O que quer o Centrão?

Bolsonaro se candidatou em 2018 prometendo não repetir práticas da "velha política", como a distribuição de ministérios em troca de apoios no Congresso. E seu primeiro escalão, até o momento, segue nesta diretriz. Os ministros com filiação partidária, como Tereza Cristina (Agricultura-DEM), Onyx Lorenzoni (Cidadania-DEM) e Ricardo Salles (Meio Ambiente-Novo), foram selecionados para o posto como escolhas de Bolsonaro, não como indicações dos partidos.
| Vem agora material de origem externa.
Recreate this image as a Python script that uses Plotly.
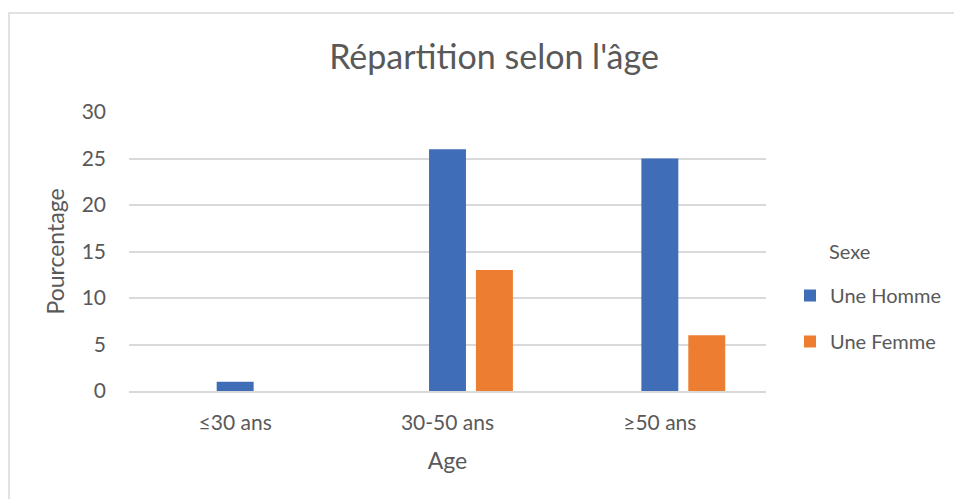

Mas a distribuição de postos de comando pode ainda assim se efetivar, em cargos de segundo e terceiro escalões. Levantamento feito pelo jornal O Estado de S. Paulo apurou que o governo negocia com lideranças do Centrão diretorias do Departamento Nacional de Infraestrutura de Transportes (Dnit), da Fundação Nacional de Saúde (Funasa), do Instituto Nacional de Colonização e Reforma Agrária (Incra), do Instituto do Patrimônio Histórico e Artístico Nacional (Iphan) e da Companhia de Desenvolvimento dos Vales do São Francisco e do Parnaíba (Codevasf), entre outros órgãos. Também o Porto de Santos (SP) estaria à mesa: o deputado federal Paulinho da Força (SP), que é presidente nacional do Solidariedade, disse que a gestão do estabelecimento foi oferecida ao seu partido.

Integrantes do Centrão estariam também de olho no Ministério da Ciência e Tecnologia, que é atualmente comandado pelo astronauta Marcos Pontes. Durante o governo de Michel Temer, a pasta teve como titular Gilberto Kassab.

Reportagem da BBC Brasil identificou que os cargos em negociação envolvem um orçamento superior a R$ 68,5 bilhões para 2020, sendo que destes R$ 10,6 bilhões não estão "carimbados" com destinações específicas. A conta se refere a Dnit, Departamento Nacional de Obras Contra a Seca (Dnocs), Codevasf, Funasa, Fundo Nacional de Desenvolvimento da Educação (FNDE), Banco do Nordeste e duas secretarias do Ministério da Saúde. As entidades são cobiçadas pelas lideranças políticas por serem responsáveis por obras de grande visibilidade, o que pode representar retornos eleitorais.